If you’ve been unlucky, or messed up your own finances, that’s something you have to live with. But if you’re entirely blameless, and the problem is an error on your report, the injustice is extreme. When CBS News investigated the issue last year in its “60 Minutes” show “40 Million Mistakes: Is your credit report accurate?” it made painful viewing, and Ohio attorney general Mike DeWine told reporter Jon Leibowitz, “I think the more we look at this and the more the American people know about this, the madder they’re going to get.”

Although it’s true that items usually stay on a credit report for a few years, inaccuracies can have a more sustained effect. A long period during which it’s impossible to borrow from mainstream lenders can drive consumers to payday and other expensive fringe loans. And the consequences of that can last much of a lifetime.

Causes of errors

In April 2014, Consumers Union published “Errors and Gotchas,” a 34-page document on credit report errors and related issues. It identified five main causes of such mistakes:

  1. Mixing up identities: One person’s adverse information appears on somebody else’s report, often because they have similar names or other identifiers.
  2. Bureaus’ system limitations: Events are reduced to codes, but there are no codes for some events, for example, the short sale of a home. So this could be recorded as “settled for less than full amount” or “foreclosure started,” neither which represents the true situation.
  3. Data furnishers’ issues: Data furnishers are the companies (mostly mortgage, auto loan, credit card and other lenders, but also debt collectors and so on) who report your accounts and payments to the credit bureaus. All it takes is for an employee to key in the wrong code or for a computer glitch to occur for your report to contain misinformation.
  4. Debt collectors’ inaccuracies: Most adverse items should disappear from your report after seven years. But some debt collectors illegally restart the clock (it’s called “re-aging” in the industry) to maintain their leverage over you.
  5. Identity theft: If someone hijacks your identity, their bad behavior can haunt your credit report.

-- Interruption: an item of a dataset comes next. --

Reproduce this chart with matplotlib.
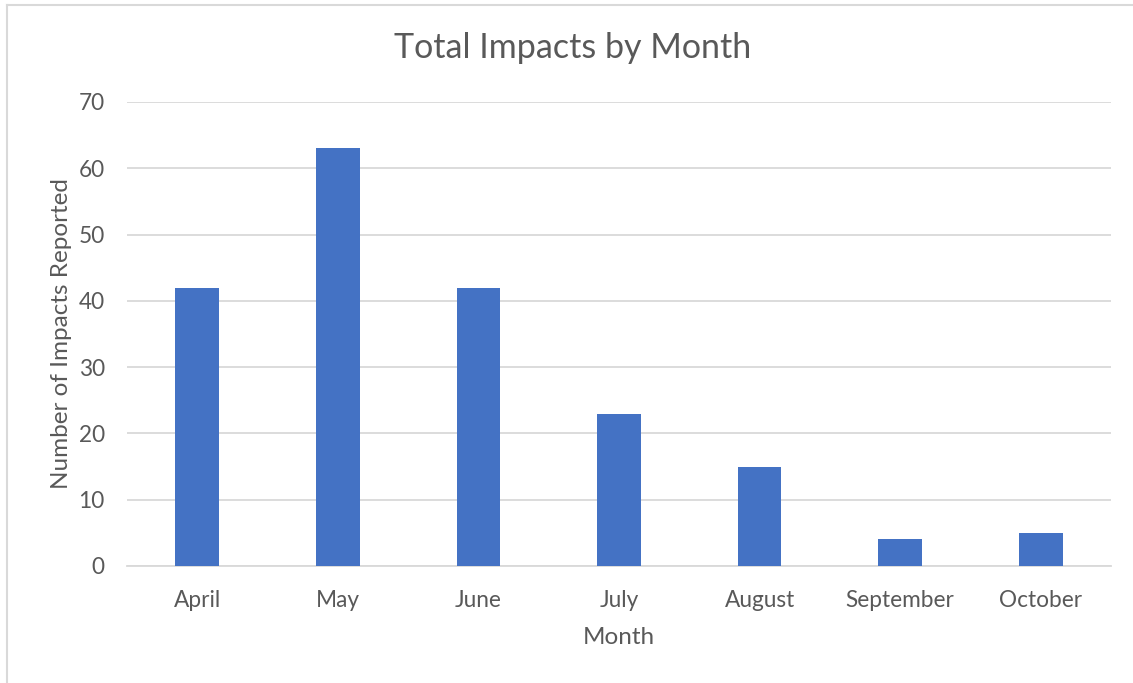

Sometimes impossible to fix errors

Most of these errors are easy to understand: people make mistakes. What many find unforgivable, however, is the difficulty involved in getting issues corrected. Some victims spend years trying, building up thick dossiers of correspondence and logs of calls, and yet still find it simply impossible.

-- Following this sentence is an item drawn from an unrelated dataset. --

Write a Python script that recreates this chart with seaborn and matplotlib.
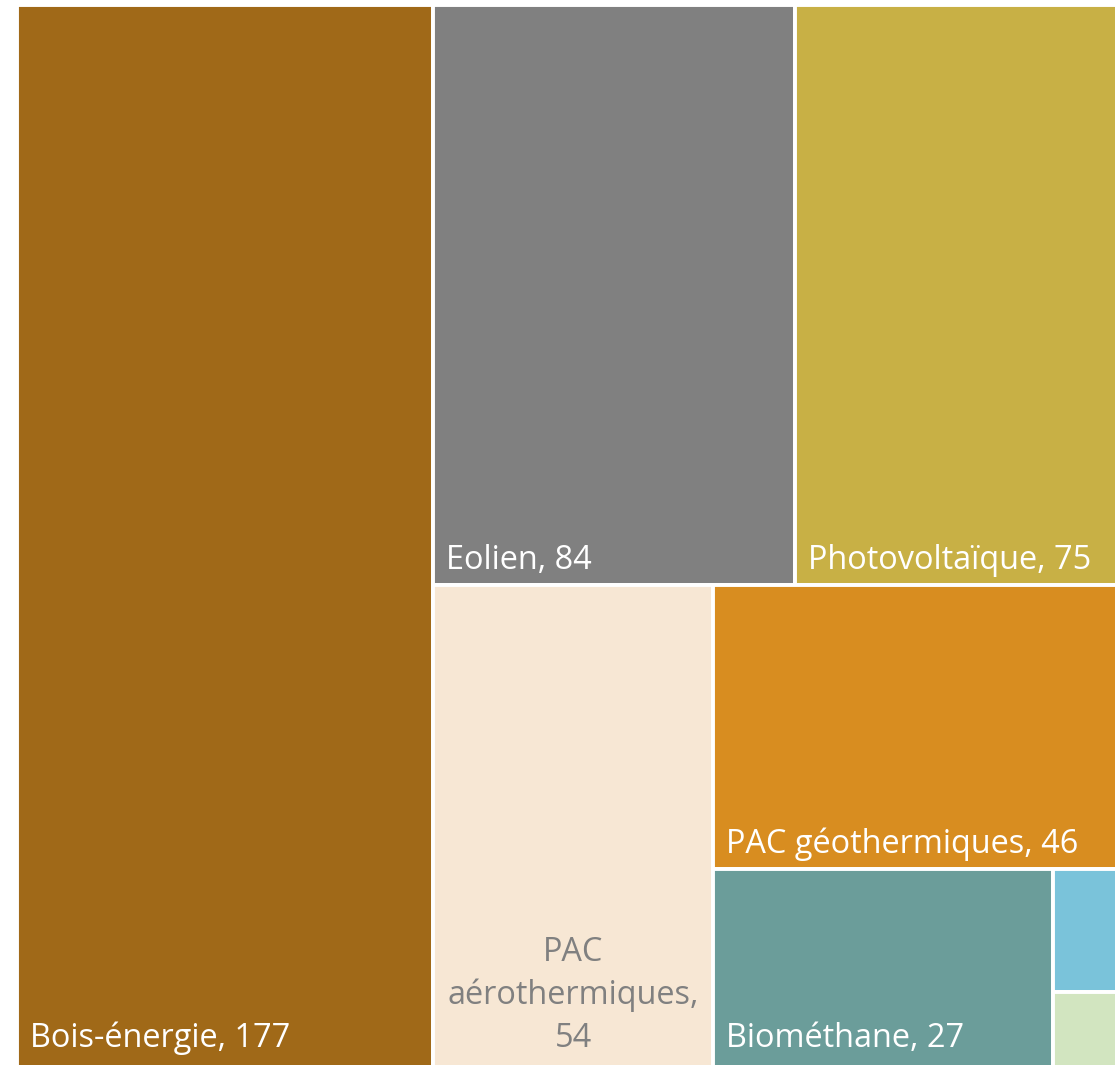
import matplotlib
matplotlib.use("Agg")
import matplotlib.pyplot as plt
import seaborn as sns
from matplotlib.patches import Rectangle

# ---- data ----
categories = ["Bois-énergie", "Eolien", "Photovoltaïque", "PAC aérothermiques",
              "PAC géothermiques", "Biométhane", "Hydroélectricité", "Solaire thermique"]
values = [177, 84, 75, 54, 46, 27, 3.2, 2]
colors = ["#A06918", "#808080", "#C8B045", "#F7E7D4",
          "#D88D20", "#6B9D9A", "#7AC3DA", "#D2E5C0"]
text_colors = ["white", "white", "white", "#808080", "white", "white", "white", "white"]
show_label = [True, True, True, True, True, True, False, False]
row_sizes = [1, 2, 1, 1, 1, 1, 1]   # squarified row breaks

sns.set_theme(style="white")
plt.rcParams['font.family'] = ['Open Sans', 'DejaVu Sans']

FW, FH = 1115, 1065
W, H = 1101, 1063


def layout(vals, W, H, rows):
    rects = []
    x0, y0, w, h = 0.0, 0.0, float(W), float(H)
    scale = W * H / sum(vals)
    i = 0
    for n in rows:
        row = vals[i:i + n]
        i += n
        area = sum(row) * scale
        if w >= h:
            cw = area / h
            yy = y0
            for v in row:
                rh = v * scale / cw
                rects.append((x0, yy, cw, rh))
                yy += rh
            x0 += cw
            w -= cw
        else:
            rh = area / w
            xx = x0
            for v in row:
                rw = v * scale / rh
                rects.append((xx, y0, rw, rh))
                xx += rw
            y0 += rh
            h -= rh
    return rects


fig = plt.figure(figsize=(FW / 100, FH / 100), dpi=100)
ax = fig.add_axes([17 / FW, (FH - 5 - H) / FH, W / FW, H / FH])
ax.set_xlim(0, W)
ax.set_ylim(H, 0)
ax.axis("off")

rects = layout(values, W, H, row_sizes)
for (x, y, w, h), c in zip(rects, colors):
    ax.add_patch(Rectangle((x, y), w, h, facecolor=c, edgecolor="white",
                           linewidth=2.8, clip_on=False))

fig.canvas.draw()
renderer = fig.canvas.get_renderer()
FS = 23.4
PAD = 12


def text_width(s):
    t = ax.text(0, 0, s, fontsize=FS)
    wpx = t.get_window_extent(renderer).width
    t.remove()
    return wpx


for (x, y, w, h), name, v, tc, show in zip(rects, categories, values, text_colors, show_label):
    if not show:
        continue
    label = f"{name}, {v:g}"
    off = 21 if y + h > H - 1 else 16
    if text_width(label) <= w - 2 * PAD:
        ax.text(x + PAD + 1, y + h - off, label, fontsize=FS, color=tc,
                ha="left", va="baseline")
    else:
        words = label.split(" ")
        lines, cur = [], ""
        for wd in words:
            trial = (cur + " " + wd).strip()
            if cur and text_width(trial) > w - 2 * PAD:
                lines.append(cur)
                cur = wd
            else:
                cur = trial
        lines.append(cur)
        ax.text(x + w / 2, y + h - off, "\n".join(lines), fontsize=FS, color=tc,
                ha="center", va="baseline", multialignment="center", linespacing=1.38)

fig.savefig("out.png", dpi=100)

A big part of the problem is that credit bureaus take the word of data furnishers too readily. If the lender says an error isn’t an error — perhaps because it fails to investigate the complaint fully or even at all — then in many cases that’s the end of the matter. And yet the Fair Credit Reporting Act says differently: The Consumers Union report asserts that the Fair Credit Reporting Act requires consumer reporting agencies “to remove any information from a report that ‘cannot be verified,’ thus furnishers have the responsibility to prove the consumer wrong.”

Will the current court case in Mississippi right this wrong? Who knows? But, as awareness of the problem — its scale and the manifest injustices it brings — grows, the pressure could become irresistible for credit bureaus to properly verify the information they publish, to investigate errors properly and to correct them in a timely manner.